## EXERCISE DETAILS
In the material below, identify each line bearing the word "React". Reproduce those lines.

## PROVIDED INFORMATION
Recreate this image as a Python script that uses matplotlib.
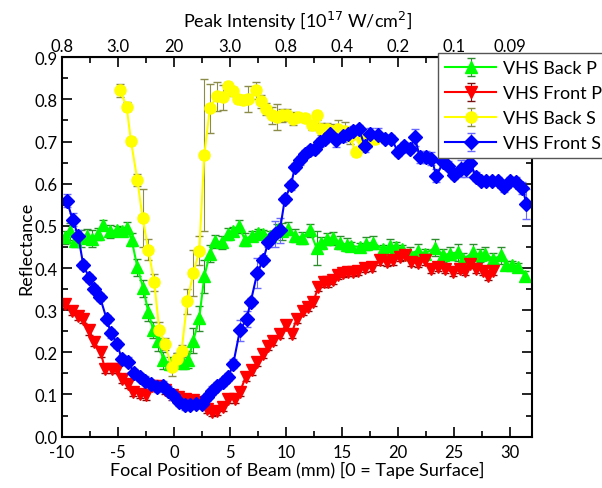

* * *

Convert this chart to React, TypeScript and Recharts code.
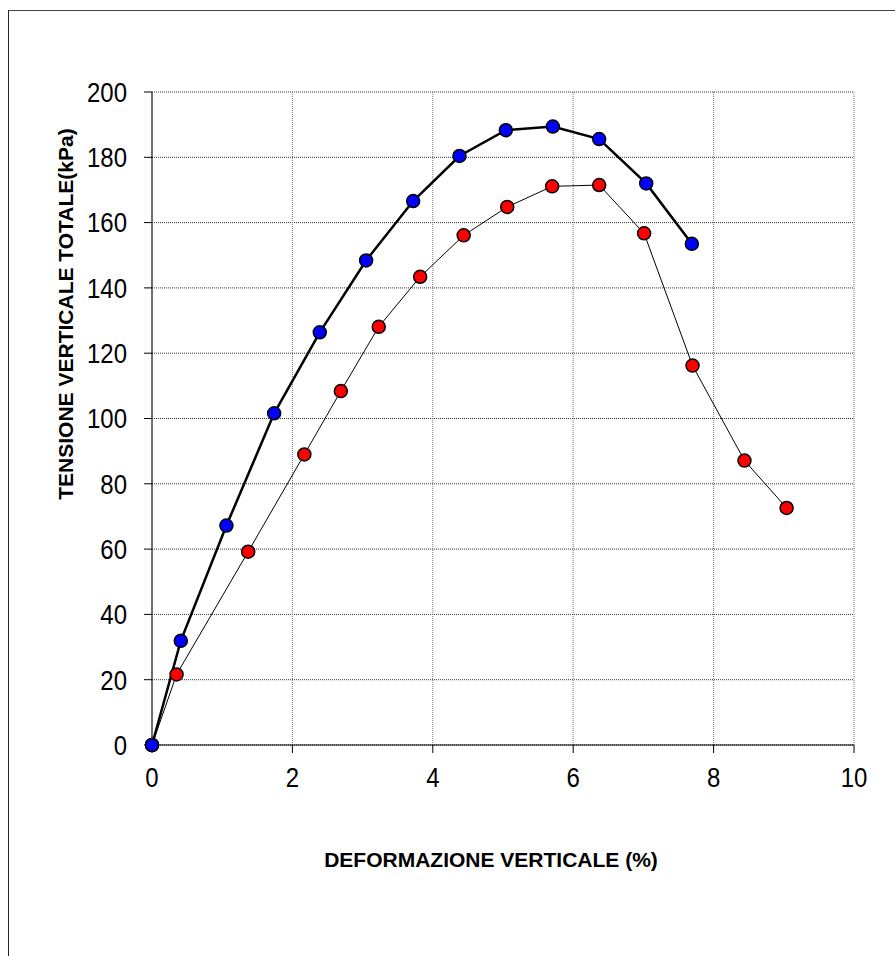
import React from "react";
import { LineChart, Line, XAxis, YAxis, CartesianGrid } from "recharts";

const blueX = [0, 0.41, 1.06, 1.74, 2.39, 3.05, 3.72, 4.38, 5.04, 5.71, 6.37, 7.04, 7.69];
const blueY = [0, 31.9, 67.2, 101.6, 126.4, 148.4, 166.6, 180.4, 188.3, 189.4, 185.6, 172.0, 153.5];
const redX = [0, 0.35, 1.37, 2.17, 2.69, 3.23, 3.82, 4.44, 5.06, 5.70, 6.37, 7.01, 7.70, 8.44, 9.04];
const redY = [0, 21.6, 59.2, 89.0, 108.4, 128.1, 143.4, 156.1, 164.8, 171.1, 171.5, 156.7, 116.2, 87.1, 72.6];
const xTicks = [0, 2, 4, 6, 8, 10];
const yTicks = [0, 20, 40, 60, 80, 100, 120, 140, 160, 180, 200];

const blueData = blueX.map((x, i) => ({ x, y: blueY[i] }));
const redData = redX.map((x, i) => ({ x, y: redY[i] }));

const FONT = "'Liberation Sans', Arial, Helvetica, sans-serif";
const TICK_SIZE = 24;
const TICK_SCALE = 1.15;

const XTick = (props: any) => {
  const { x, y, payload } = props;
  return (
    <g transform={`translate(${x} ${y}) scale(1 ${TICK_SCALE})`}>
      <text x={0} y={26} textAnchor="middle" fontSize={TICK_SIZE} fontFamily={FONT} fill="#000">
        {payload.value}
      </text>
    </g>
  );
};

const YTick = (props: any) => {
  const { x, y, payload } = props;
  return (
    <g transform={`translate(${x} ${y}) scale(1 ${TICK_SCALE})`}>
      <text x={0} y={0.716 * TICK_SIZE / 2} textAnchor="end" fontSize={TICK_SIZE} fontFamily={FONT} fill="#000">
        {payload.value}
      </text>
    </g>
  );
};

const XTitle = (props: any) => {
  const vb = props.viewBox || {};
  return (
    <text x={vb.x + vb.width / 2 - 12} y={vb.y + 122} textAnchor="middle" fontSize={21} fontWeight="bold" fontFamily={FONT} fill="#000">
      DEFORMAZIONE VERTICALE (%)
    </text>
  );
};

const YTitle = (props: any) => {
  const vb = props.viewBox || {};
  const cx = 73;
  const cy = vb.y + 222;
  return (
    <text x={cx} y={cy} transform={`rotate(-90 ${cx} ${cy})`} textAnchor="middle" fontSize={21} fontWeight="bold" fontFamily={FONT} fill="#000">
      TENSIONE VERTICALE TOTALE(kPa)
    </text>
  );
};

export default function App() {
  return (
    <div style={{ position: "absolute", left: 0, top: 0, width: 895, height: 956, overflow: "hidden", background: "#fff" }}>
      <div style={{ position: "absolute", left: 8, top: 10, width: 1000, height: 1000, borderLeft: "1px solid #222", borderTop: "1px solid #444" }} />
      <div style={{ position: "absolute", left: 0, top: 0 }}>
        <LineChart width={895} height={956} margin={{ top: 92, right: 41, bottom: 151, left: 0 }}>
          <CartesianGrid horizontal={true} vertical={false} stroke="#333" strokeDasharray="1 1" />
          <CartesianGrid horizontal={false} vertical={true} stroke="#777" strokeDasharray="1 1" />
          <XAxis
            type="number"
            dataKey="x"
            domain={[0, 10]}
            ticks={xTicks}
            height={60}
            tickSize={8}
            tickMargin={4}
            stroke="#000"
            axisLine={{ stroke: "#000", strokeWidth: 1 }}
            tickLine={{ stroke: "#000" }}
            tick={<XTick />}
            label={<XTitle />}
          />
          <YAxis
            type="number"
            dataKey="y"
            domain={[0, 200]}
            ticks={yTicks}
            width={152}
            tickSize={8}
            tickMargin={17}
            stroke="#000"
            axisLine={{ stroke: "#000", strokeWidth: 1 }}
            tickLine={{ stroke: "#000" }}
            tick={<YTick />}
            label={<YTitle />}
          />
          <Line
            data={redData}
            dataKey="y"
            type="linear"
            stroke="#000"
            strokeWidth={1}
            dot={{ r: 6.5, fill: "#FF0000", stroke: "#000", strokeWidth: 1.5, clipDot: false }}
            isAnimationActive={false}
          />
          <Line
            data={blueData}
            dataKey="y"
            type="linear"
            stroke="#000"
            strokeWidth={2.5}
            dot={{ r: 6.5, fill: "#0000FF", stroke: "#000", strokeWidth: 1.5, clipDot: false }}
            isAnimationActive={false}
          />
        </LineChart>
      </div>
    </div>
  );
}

## REPLY TO THE EXERCISE
Convert this chart to React, TypeScript and Recharts code.
import React from "react";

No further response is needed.